How to work around queue corruption when using Process.Terminate ()

advertisements

I'm building a Python script/application which launches multiple so-called Fetchers. They in turn do something and return data into a queue.

I want to make sure the Fetchers don't run for more than 60 seconds (because the entire application runs multiple times in one hour).

Reading the Python docs i noticed they say to be carefull when using Process.Terminate() because it can break the Queue.

My current code:

# Result Queue
resultQueue = Queue();

# Create Fetcher Instance
fetcher = fetcherClass()

# Create Fetcher Process List
fetcherProcesses = []

# Run Fetchers
for config in configList:
    # Create Process to encapsulate Fetcher
    log.debug("Creating Fetcher for Target: %s" % config['object_name'])
    fetcherProcess = Process(target=fetcher.Run, args=(config,resultQueue))

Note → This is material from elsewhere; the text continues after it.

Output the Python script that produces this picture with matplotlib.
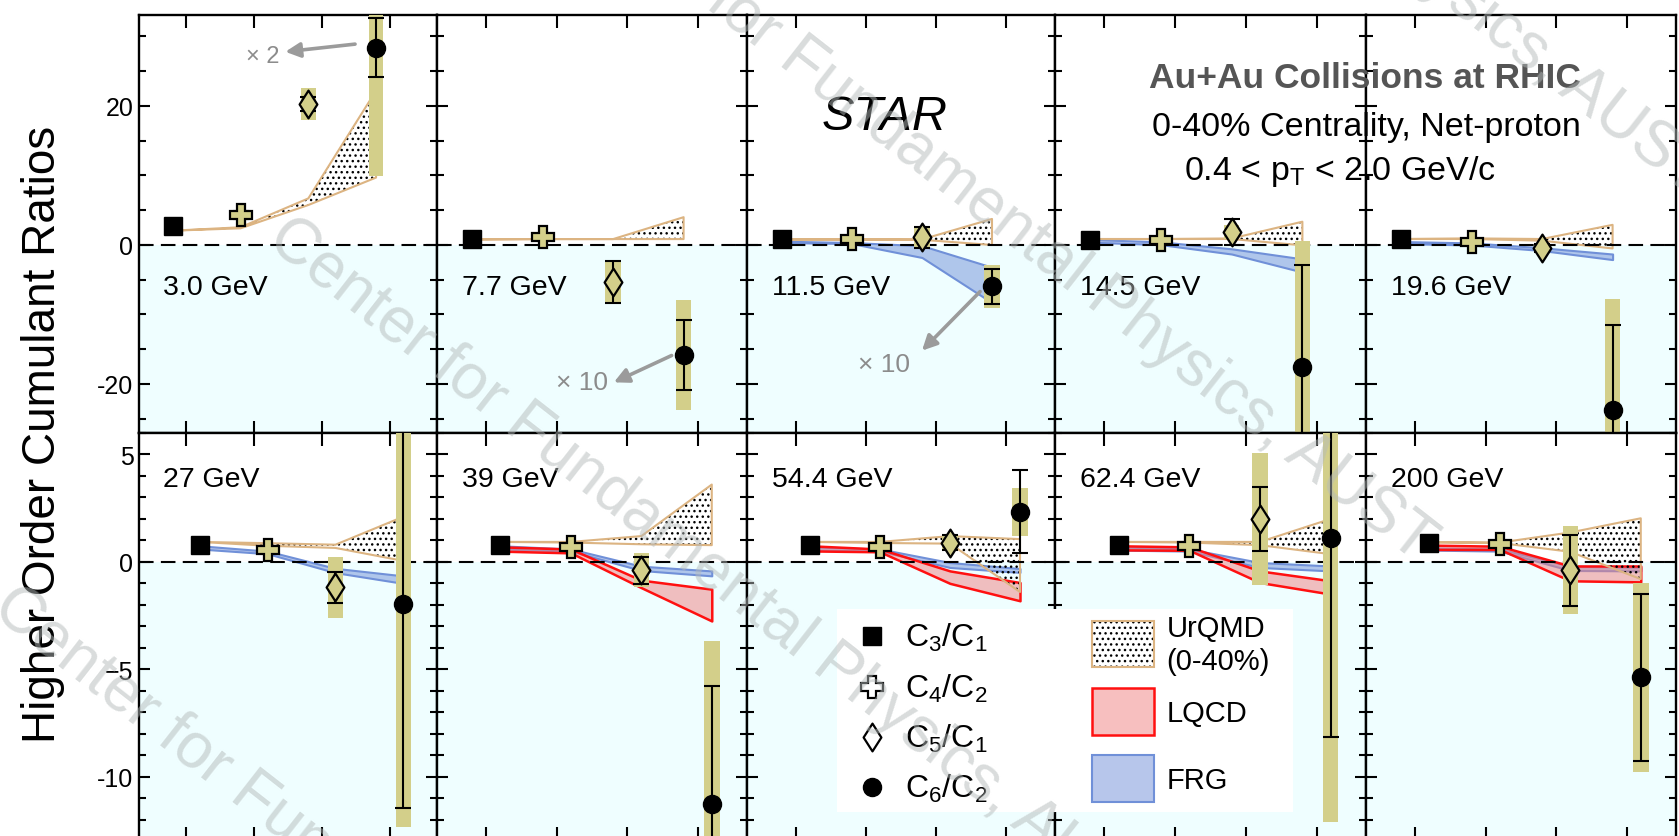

    log.debug("Starting Fetcher for Target: %s" % config['object_name'])
    fetcherProcess.start()
    fetcherProcesses.append((config, fetcherProcess))

# Wait for all Workers to complete
for config, fetcherProcess in fetcherProcesses:
    log.debug("Waiting for Thread to complete (%s)." % str(config['object_name']))
    fetcherProcess.join(DEFAULT_FETCHER_TIMEOUT)
    if fetcherProcess.is_alive():
        log.critical("Fetcher thread for object %s Timed Out! Terminating..." % config['object_name'])
        fetcherProcess.terminate()

# Loop thru results, and save them in RRD
while not resultQueue.empty():
    config, fetcherResult = resultQueue.get()
    result = storage.Save(config, fetcherResult)

I want to make sure my Queue doesn't get corrupted when one of my Fetchers times out.

What is the best way to do this?

Edit: In response to a chat with sebdelsol a few clarifications:

1) I want to start processing data as soon as possible, because otherwise i have to perform a lot of Disk Intensive operations all at once. So sleeping the main thread for X_Timeout is not an option.

2) I need to wait for the Timeout only once, but per process, so if the main thread launches 50 fetchers, and this takes a few seconds to half a minute, i need to compensate.

3) I want to make sure the data that comes from Queue.Get() is put there by a Fetcher that didn't timeout (since it is theoretically possible that a fetcher was putting the data in the Queue, when the timeout occured, and it was shot to death...) That data should be dumped.

It's not a very bad thing when a timeout occurs, it's not a desirable situation, but corrupt data is worse.


You could pass a new multiprocessing.Lock() to every fetcher you start.

In the fetcher's process, be sure to wrap the Queue.put() with this lock:

with self.lock:
    self.queue.put(result)

When you need to terminate a fetcher's process, use its lock :

with fetcherLock:
    fetcherProcess.terminate()

This way, your queue won't get corrupted by killing a fetcher during the queue access.

Some fetcher's locks could get corrupted. But, that's not an issue since every new fetcher you launch has a brand new lock.